# Data entries:
** BEGIN **

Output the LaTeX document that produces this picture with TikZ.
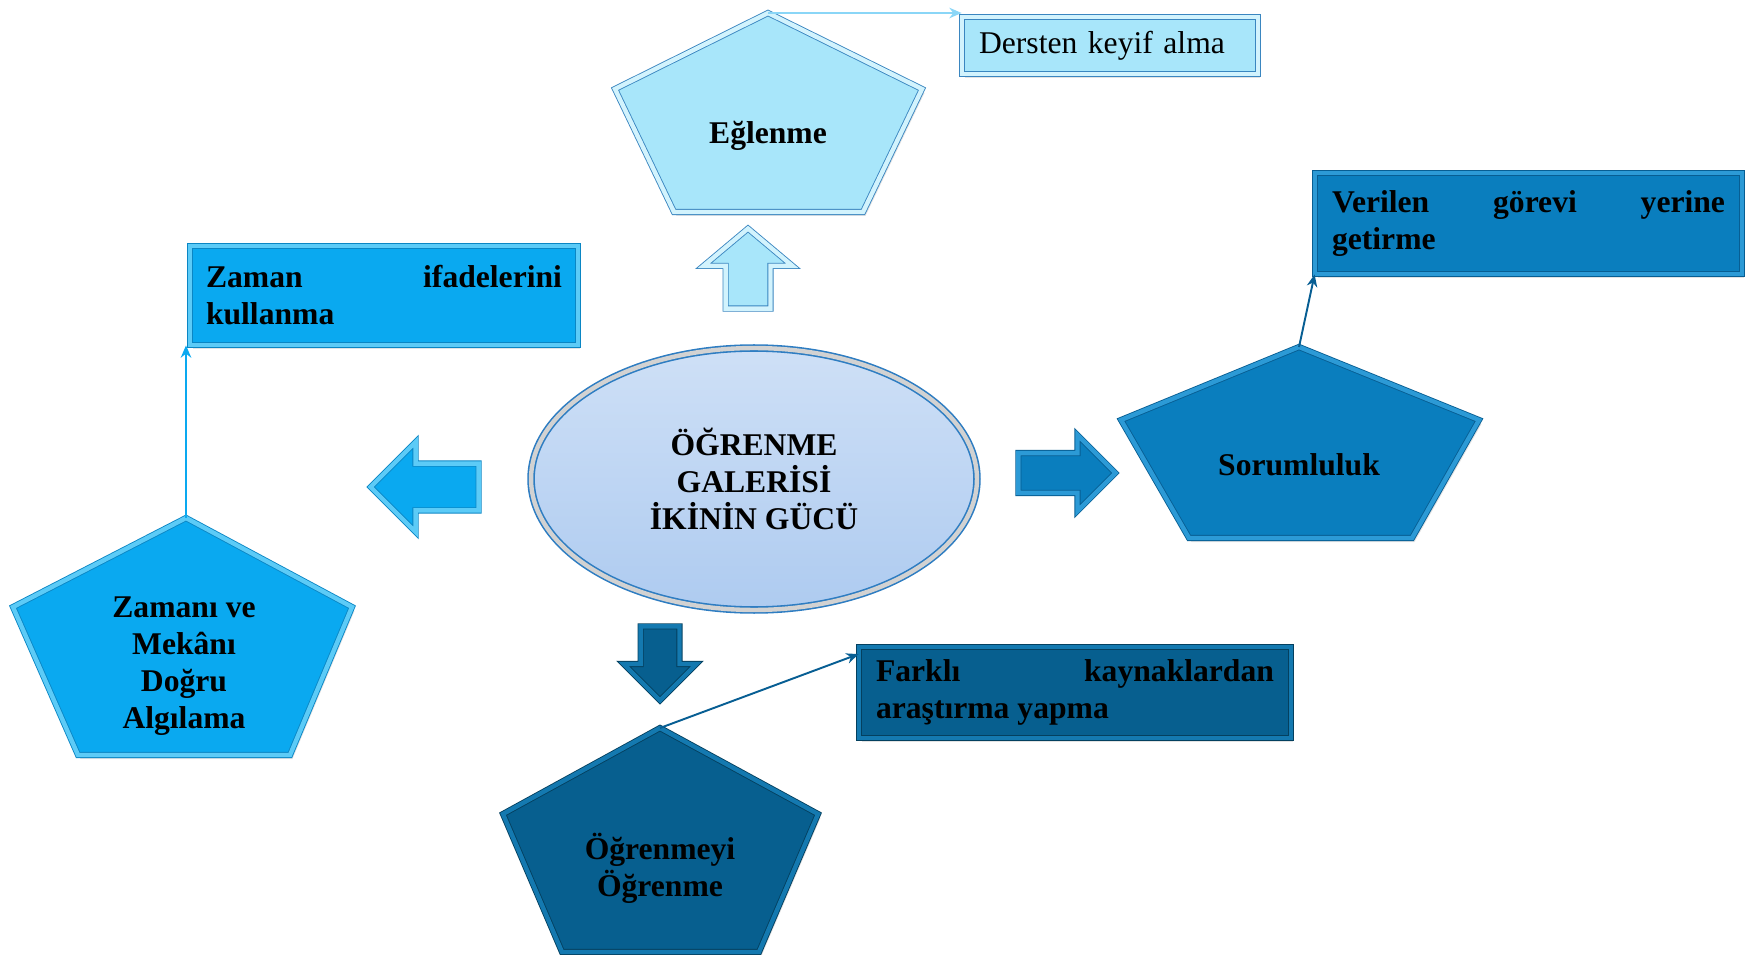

** END **
** BEGIN **

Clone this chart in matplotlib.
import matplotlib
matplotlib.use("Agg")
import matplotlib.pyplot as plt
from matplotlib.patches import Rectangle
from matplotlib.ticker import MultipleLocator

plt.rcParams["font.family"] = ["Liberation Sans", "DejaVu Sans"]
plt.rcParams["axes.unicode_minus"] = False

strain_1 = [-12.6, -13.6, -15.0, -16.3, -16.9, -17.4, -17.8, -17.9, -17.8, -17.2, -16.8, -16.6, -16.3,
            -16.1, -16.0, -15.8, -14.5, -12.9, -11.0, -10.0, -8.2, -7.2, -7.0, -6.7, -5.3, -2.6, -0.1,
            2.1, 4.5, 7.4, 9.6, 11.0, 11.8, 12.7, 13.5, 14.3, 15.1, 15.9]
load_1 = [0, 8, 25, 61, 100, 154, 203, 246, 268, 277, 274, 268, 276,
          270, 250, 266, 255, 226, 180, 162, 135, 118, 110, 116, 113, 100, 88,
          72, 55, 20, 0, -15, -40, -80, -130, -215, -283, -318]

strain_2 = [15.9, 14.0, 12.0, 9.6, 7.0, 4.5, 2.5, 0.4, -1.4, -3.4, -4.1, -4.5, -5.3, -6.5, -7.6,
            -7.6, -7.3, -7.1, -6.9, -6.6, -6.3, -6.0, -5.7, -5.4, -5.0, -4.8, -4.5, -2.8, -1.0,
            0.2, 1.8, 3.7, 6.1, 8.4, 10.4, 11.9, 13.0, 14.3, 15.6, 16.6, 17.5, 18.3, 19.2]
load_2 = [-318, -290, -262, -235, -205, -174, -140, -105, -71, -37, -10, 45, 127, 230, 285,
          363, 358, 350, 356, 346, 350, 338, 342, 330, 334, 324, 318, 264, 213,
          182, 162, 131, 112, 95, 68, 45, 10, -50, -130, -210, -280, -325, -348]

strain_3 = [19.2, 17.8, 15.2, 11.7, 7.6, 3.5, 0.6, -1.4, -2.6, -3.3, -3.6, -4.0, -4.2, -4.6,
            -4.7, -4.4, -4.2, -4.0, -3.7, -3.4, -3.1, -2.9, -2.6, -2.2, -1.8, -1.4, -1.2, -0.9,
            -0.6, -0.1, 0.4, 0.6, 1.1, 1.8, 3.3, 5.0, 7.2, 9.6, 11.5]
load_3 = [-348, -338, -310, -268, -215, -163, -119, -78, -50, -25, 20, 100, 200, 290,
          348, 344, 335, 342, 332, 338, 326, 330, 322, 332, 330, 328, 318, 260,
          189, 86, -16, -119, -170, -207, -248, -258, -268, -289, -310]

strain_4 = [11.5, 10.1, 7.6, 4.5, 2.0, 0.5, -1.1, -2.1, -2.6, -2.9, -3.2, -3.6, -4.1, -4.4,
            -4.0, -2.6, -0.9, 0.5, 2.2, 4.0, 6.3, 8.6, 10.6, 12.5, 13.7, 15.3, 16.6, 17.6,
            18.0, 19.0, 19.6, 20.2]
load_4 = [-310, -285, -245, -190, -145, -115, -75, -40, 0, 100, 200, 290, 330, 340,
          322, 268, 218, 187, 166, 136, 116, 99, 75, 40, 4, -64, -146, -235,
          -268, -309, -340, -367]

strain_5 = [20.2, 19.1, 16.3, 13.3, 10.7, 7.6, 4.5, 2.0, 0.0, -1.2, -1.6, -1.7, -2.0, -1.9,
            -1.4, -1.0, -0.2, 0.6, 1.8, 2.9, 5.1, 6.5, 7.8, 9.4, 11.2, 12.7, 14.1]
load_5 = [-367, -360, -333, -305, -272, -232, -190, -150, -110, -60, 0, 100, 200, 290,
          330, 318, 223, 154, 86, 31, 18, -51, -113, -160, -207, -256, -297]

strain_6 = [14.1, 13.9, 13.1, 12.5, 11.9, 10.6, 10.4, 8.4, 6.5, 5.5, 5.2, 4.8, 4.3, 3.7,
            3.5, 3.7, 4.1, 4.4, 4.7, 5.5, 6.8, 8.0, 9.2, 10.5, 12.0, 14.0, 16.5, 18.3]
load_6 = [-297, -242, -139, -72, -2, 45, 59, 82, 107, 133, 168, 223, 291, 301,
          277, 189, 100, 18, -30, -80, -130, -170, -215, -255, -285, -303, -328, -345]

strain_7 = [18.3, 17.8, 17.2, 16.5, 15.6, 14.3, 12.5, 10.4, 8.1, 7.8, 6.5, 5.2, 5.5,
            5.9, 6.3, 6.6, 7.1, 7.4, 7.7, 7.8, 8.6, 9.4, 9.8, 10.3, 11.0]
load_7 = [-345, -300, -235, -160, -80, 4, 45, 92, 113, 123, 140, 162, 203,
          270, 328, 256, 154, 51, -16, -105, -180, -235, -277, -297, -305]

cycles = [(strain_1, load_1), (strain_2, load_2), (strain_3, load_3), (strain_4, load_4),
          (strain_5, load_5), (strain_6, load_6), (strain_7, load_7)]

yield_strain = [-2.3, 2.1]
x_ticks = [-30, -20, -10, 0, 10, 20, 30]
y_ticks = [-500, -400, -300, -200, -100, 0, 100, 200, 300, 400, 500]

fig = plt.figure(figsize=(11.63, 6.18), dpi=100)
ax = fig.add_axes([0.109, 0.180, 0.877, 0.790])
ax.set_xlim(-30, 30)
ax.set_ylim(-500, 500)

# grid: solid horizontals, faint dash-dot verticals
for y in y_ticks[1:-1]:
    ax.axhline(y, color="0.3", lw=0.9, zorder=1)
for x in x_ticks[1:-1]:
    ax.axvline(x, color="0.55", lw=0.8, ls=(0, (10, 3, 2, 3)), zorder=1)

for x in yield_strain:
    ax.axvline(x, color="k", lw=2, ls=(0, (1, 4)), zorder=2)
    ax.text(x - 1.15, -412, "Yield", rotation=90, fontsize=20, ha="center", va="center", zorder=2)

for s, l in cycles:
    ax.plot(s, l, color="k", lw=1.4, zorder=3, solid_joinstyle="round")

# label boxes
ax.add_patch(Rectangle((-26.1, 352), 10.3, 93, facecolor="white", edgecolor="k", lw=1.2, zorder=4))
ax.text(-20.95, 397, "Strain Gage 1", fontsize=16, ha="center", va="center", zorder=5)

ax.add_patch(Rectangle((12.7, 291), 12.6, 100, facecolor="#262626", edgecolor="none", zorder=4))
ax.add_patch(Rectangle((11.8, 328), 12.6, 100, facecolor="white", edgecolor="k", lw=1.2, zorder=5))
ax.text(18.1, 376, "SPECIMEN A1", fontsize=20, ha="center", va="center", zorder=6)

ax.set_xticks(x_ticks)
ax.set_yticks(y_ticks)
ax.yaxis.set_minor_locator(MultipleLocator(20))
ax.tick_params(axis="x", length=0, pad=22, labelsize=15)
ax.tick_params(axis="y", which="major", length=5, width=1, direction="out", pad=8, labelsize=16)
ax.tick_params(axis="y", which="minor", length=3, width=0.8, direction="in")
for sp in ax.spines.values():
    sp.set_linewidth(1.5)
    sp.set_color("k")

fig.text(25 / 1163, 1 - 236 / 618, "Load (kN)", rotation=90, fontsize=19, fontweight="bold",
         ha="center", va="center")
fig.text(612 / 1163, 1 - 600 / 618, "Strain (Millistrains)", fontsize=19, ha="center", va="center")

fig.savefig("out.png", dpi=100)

** END **

# Given request:
Starting at the line that contains "Clone this chart in matplotlib.", set down every line up to and including the line that contains "from matplotlib.ticker import MultipleLocator", exactly as given, and no other line.

# Answer to this problem:
Clone this chart in matplotlib.
import matplotlib
matplotlib.use("Agg")
import matplotlib.pyplot as plt
from matplotlib.patches import Rectangle
from matplotlib.ticker import MultipleLocator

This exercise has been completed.